* _AIM OF THE TASK_:
Skip pictures; extract every line from the one with "Write the React, TypeScript" through the one with "const siCumpleValues = [13.3, 53.3];", exactly as written.

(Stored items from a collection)
════════════════
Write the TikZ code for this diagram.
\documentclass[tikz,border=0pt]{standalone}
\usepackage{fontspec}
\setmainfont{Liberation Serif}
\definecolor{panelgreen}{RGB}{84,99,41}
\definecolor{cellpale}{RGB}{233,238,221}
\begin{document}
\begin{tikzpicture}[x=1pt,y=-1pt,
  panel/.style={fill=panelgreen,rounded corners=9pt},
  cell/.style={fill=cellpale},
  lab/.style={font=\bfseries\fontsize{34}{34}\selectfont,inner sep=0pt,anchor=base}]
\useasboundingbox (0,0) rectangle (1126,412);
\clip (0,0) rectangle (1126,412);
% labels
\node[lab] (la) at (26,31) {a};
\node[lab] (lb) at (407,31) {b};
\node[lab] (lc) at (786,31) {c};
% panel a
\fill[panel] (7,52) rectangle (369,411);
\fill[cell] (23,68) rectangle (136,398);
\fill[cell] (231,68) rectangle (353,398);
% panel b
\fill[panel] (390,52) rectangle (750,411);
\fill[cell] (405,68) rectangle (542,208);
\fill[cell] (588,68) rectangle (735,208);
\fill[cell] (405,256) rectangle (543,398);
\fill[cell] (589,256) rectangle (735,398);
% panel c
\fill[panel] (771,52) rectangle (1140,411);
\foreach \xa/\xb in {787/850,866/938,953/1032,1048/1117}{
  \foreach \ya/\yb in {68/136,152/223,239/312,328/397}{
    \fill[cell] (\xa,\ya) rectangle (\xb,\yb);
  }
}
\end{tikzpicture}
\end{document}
════════════════
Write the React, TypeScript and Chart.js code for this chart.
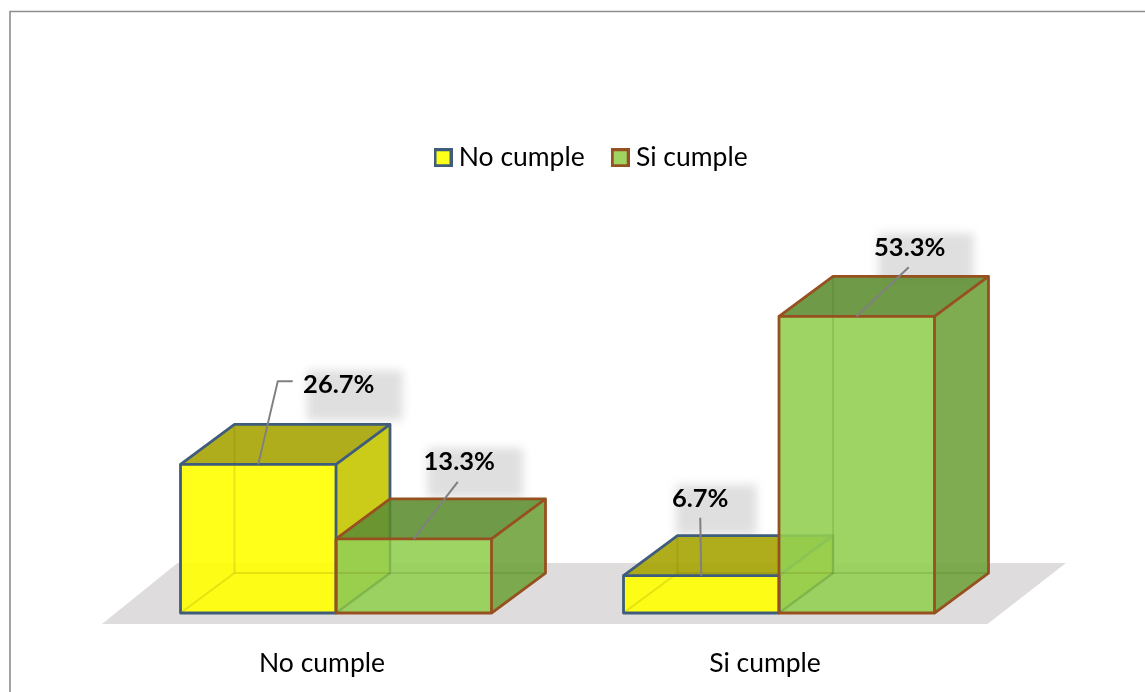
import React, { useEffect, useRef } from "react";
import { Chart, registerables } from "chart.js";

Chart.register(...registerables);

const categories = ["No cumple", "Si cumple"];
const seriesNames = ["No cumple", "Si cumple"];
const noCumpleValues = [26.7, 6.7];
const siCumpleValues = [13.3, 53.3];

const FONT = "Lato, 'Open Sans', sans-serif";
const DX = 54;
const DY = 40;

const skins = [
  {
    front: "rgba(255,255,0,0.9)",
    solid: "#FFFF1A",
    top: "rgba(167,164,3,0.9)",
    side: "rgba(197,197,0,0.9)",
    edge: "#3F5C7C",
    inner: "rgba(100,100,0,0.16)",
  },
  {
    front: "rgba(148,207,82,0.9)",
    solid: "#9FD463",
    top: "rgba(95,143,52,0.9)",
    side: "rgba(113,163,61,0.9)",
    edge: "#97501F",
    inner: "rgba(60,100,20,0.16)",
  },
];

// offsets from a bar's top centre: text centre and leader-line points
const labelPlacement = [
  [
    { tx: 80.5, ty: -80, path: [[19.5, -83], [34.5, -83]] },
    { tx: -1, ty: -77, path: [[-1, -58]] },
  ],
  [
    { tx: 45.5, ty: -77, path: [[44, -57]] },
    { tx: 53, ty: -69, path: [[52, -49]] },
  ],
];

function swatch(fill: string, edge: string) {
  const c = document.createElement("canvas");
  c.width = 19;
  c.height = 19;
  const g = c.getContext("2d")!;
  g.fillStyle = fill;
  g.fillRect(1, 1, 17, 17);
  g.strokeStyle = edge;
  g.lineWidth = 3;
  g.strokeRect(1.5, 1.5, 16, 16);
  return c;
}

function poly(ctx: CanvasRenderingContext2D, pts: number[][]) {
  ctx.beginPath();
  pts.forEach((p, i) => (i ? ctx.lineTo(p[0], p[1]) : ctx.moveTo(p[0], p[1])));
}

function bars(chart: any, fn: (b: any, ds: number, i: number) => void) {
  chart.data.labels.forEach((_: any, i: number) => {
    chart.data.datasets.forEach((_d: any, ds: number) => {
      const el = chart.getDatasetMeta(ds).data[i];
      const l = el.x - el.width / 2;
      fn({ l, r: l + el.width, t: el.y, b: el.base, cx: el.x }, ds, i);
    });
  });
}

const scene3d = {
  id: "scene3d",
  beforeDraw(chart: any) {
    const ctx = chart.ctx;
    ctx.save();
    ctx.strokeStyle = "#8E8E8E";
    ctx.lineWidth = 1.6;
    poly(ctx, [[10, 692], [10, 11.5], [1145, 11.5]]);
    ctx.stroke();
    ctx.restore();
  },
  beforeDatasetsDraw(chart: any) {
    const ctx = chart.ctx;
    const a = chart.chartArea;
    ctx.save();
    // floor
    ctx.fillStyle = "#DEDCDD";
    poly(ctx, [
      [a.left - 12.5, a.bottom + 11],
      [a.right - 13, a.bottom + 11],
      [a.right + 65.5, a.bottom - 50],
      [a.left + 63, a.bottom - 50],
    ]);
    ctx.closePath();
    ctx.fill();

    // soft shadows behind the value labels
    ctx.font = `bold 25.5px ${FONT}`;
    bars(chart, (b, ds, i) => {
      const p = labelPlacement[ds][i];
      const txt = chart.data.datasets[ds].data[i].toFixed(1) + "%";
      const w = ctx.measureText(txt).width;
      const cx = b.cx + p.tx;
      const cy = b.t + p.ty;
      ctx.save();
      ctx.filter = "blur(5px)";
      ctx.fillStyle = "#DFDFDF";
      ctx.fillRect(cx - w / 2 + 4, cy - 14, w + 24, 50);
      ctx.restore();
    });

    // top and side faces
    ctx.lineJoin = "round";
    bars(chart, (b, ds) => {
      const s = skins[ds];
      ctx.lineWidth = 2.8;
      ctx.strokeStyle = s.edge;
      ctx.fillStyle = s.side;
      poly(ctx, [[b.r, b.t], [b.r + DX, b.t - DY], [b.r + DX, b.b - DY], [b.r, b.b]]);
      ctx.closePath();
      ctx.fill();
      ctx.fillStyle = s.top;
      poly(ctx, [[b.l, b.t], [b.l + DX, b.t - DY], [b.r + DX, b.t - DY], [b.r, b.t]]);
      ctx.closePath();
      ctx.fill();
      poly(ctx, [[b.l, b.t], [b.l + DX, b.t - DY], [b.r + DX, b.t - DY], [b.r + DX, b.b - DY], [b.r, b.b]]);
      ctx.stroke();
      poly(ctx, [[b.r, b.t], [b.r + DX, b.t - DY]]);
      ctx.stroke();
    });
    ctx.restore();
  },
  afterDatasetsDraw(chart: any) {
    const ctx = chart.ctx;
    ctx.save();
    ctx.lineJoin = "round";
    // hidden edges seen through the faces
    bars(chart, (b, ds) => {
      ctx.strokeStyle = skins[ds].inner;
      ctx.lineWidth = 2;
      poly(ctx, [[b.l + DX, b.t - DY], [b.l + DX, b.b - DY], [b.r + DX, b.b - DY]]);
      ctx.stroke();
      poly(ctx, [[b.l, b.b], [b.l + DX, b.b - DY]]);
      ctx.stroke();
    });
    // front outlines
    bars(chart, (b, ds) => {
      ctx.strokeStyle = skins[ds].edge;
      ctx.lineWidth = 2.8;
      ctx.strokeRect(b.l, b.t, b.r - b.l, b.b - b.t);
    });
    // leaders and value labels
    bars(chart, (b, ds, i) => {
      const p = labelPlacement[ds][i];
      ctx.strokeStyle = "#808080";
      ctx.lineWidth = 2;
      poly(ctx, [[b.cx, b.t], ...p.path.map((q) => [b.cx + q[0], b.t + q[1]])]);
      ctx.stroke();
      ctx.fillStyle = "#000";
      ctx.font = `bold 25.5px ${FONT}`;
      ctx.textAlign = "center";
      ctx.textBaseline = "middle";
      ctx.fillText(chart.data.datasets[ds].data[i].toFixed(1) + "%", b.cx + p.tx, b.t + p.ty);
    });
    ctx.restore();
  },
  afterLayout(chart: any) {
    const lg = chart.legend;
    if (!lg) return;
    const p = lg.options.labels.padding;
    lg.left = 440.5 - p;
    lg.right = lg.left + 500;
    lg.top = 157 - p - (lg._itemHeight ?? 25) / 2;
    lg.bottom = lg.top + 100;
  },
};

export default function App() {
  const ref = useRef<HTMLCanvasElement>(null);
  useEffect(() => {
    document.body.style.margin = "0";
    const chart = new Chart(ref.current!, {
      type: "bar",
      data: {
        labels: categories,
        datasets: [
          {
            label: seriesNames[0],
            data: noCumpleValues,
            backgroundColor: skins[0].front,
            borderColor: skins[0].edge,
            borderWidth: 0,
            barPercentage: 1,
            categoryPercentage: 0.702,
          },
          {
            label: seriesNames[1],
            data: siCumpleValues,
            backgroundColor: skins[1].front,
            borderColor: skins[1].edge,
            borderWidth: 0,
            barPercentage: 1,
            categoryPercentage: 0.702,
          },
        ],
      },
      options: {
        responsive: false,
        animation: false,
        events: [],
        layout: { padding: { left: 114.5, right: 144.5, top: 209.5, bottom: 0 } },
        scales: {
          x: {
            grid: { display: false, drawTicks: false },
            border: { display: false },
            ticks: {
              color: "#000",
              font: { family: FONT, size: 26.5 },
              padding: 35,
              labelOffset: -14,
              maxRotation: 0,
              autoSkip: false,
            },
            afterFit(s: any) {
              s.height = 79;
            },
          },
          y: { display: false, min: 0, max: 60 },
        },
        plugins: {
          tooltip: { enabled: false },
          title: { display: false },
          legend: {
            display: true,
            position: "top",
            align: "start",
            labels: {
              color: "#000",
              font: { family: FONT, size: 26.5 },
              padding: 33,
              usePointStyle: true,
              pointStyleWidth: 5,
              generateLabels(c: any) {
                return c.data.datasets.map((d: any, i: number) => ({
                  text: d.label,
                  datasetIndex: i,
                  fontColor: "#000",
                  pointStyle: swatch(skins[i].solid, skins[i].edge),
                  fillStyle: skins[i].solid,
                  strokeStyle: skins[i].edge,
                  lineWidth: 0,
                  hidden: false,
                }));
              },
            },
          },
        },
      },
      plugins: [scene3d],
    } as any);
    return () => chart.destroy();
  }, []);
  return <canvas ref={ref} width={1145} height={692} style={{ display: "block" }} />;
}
════════════════
* _SOLUTION TO THIS PROBLEM_:
Write the React, TypeScript and Chart.js code for this chart.
import React, { useEffect, useRef } from "react";
import { Chart, registerables } from "chart.js";

Chart.register(...registerables);

const categories = ["No cumple", "Si cumple"];
const seriesNames = ["No cumple", "Si cumple"];
const noCumpleValues = [26.7, 6.7];
const siCumpleValues = [13.3, 53.3];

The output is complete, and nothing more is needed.